All their bells, hats and ribbons – thought to bring fertility, good luck and good weather to morris dancers – failed miserably on one count when this set of dancers paid a visit to Galashiels in August 1980.
For they were met with rain, rain and more rain, when they bravely performed in the downpour to the delight of shoppers and passers-by.
Calling themselves The Ancient Men, the “set” was made up of dancers from across England.
Leader Stanton Guthrie said: “We try every year to tour different parts of the country for two weeks.”
This is the first time the set (morris dancers are not called a group or troupe) had visited the region.

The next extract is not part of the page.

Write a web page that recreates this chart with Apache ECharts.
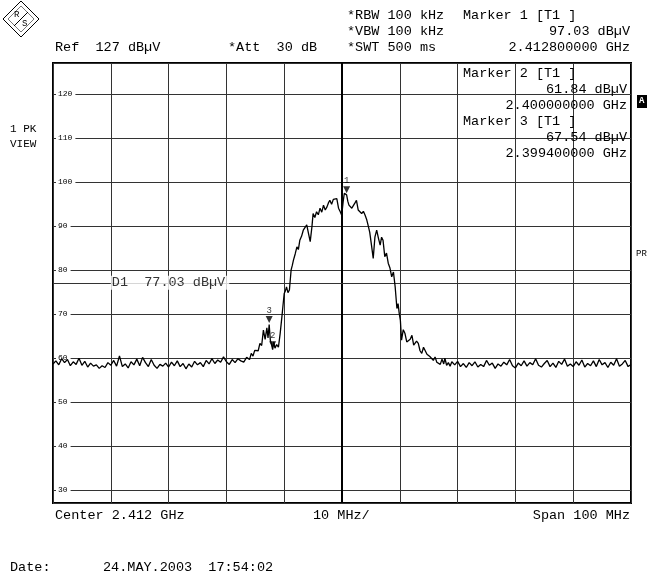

“The weather hasn’t been all that good,” continued Mr Guthrie, “But we’ve had a favourable reaction from the people.”
Sticking closely to tradition, only male dancers were in the set, although Mr Guthrie admitted there were a few dances for women, but not many.
“The dances were originally performed by men in the Cotswold villages,” he said, but sadly this tradition died out about 90 years ago. The costume, complete with bells, hats and ribbons, always has a singular purpose, although no one knows for definite what they are supposed to represent. It is believed they will bring fertility, good luck, good weather and fortune to the dancers, and all who join in the spirit.
Despite the inhospitable weather the group seemed to enjoy their visit. After Galashiels, the dancers went to Selkirk, then Midlem, where they performed on the village green.